• _EXERCISE DIRECTIONS_: Extract, unchanged, every line from the top of the material below through the line with "import pandas as pd", and no more.

• _LISTED ENTRIES_:
★ ★ ★ ★ ★

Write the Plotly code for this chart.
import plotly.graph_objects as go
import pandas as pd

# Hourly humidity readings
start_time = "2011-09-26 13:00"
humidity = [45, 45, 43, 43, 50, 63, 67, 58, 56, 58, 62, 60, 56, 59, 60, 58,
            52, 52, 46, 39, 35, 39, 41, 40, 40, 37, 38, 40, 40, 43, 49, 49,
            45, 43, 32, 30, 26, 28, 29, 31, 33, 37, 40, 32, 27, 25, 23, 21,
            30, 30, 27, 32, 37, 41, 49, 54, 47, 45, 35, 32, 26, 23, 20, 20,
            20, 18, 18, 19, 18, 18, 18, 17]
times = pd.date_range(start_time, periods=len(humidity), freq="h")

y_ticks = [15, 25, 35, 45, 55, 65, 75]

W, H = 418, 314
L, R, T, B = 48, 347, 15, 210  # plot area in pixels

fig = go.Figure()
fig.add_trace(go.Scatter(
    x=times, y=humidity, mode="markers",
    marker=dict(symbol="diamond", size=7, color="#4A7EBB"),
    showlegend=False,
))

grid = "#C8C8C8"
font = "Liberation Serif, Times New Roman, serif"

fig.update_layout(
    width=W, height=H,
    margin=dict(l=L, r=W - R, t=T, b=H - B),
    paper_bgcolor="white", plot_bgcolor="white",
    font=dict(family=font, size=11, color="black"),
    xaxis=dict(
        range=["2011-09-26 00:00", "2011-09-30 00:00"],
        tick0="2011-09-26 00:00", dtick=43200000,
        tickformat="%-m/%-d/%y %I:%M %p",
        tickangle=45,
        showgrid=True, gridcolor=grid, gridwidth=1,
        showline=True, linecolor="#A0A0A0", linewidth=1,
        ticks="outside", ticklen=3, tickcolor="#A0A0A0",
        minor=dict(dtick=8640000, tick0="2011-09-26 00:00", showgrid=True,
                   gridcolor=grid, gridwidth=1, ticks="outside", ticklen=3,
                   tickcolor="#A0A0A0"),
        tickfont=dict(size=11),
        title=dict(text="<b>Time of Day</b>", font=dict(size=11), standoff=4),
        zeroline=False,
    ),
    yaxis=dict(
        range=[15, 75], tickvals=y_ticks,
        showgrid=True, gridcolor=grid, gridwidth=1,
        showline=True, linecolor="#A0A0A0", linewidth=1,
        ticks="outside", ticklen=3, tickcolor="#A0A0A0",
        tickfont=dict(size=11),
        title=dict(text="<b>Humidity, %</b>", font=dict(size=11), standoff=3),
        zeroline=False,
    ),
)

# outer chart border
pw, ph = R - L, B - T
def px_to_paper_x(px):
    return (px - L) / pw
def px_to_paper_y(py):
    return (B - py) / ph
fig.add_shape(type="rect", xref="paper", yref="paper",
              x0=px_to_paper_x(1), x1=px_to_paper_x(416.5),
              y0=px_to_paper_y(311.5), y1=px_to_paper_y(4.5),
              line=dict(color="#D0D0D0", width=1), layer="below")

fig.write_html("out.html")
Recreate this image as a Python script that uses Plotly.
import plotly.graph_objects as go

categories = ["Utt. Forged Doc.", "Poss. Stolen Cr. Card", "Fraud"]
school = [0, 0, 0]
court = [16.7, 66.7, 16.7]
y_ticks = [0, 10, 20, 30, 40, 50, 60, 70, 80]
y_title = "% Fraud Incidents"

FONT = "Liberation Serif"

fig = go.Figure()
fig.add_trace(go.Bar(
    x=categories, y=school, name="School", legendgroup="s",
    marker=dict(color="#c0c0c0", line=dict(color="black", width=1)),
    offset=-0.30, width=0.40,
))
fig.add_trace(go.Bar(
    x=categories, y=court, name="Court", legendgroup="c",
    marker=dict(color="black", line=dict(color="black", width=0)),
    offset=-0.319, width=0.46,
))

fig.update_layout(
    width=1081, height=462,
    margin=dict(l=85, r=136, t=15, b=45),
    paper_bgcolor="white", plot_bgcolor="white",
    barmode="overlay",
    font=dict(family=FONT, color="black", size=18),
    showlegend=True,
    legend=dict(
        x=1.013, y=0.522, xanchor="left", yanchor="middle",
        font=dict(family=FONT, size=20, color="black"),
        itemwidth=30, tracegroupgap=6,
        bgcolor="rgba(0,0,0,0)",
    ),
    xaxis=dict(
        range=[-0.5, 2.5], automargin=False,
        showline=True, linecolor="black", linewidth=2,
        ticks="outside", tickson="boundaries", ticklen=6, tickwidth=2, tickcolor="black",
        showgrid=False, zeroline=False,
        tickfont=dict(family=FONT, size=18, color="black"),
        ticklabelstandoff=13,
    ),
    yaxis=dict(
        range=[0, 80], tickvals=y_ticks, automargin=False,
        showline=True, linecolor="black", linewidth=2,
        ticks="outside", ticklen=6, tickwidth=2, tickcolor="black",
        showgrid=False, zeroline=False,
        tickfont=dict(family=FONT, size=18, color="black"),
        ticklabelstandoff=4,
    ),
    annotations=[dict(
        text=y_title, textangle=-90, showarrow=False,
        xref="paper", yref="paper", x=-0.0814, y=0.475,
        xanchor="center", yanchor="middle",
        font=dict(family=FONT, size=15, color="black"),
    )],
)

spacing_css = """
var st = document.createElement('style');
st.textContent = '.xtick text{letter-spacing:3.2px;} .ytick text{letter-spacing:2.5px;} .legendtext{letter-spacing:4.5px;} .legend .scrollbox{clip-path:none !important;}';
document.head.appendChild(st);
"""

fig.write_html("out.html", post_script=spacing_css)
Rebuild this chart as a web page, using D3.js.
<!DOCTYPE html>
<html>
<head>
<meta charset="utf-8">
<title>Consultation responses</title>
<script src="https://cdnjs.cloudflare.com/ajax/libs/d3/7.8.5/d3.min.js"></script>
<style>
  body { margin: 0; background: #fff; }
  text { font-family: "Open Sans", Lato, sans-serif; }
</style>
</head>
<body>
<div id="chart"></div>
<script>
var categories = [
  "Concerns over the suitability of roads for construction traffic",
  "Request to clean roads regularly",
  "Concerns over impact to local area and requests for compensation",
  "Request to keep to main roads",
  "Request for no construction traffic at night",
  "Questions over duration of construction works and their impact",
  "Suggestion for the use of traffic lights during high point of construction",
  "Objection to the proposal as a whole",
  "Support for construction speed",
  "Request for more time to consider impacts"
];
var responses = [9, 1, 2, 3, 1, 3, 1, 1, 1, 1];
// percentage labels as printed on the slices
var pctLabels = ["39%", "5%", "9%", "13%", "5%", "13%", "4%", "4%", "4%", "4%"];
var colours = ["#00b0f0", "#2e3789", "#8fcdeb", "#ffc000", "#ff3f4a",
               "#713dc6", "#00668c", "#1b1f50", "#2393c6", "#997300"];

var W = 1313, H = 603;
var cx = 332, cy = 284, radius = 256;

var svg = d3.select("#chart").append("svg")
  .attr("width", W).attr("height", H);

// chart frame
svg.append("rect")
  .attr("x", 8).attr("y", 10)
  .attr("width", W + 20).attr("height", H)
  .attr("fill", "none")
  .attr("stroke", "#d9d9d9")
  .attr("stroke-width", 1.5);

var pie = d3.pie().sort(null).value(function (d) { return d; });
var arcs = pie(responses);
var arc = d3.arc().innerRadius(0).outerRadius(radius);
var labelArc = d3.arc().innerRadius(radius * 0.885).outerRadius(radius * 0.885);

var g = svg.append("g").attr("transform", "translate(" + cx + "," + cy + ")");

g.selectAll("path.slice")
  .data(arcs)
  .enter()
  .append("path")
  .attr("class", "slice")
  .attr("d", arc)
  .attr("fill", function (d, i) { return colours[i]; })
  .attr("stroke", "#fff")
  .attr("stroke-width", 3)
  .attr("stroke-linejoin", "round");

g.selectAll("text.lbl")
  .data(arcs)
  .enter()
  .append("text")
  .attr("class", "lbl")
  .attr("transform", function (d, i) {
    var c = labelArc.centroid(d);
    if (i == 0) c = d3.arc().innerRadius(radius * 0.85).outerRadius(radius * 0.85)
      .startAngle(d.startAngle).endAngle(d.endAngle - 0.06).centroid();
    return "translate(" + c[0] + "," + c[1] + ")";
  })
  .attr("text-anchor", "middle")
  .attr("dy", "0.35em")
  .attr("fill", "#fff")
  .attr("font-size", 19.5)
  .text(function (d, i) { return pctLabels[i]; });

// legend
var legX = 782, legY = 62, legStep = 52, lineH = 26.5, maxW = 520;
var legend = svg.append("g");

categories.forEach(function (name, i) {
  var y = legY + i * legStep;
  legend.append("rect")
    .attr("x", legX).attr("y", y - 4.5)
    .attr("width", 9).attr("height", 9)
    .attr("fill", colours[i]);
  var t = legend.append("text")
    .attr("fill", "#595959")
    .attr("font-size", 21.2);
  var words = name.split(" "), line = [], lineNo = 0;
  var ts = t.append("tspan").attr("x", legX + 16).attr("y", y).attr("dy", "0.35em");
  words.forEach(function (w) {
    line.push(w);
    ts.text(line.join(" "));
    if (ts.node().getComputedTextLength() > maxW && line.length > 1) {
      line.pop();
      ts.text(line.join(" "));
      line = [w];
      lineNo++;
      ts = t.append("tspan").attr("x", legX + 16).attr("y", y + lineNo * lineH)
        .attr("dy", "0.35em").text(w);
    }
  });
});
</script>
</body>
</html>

★ ★ ★ ★ ★

• _FULL SOLUTION_:
Write the Plotly code for this chart.
import plotly.graph_objects as go
import pandas as pd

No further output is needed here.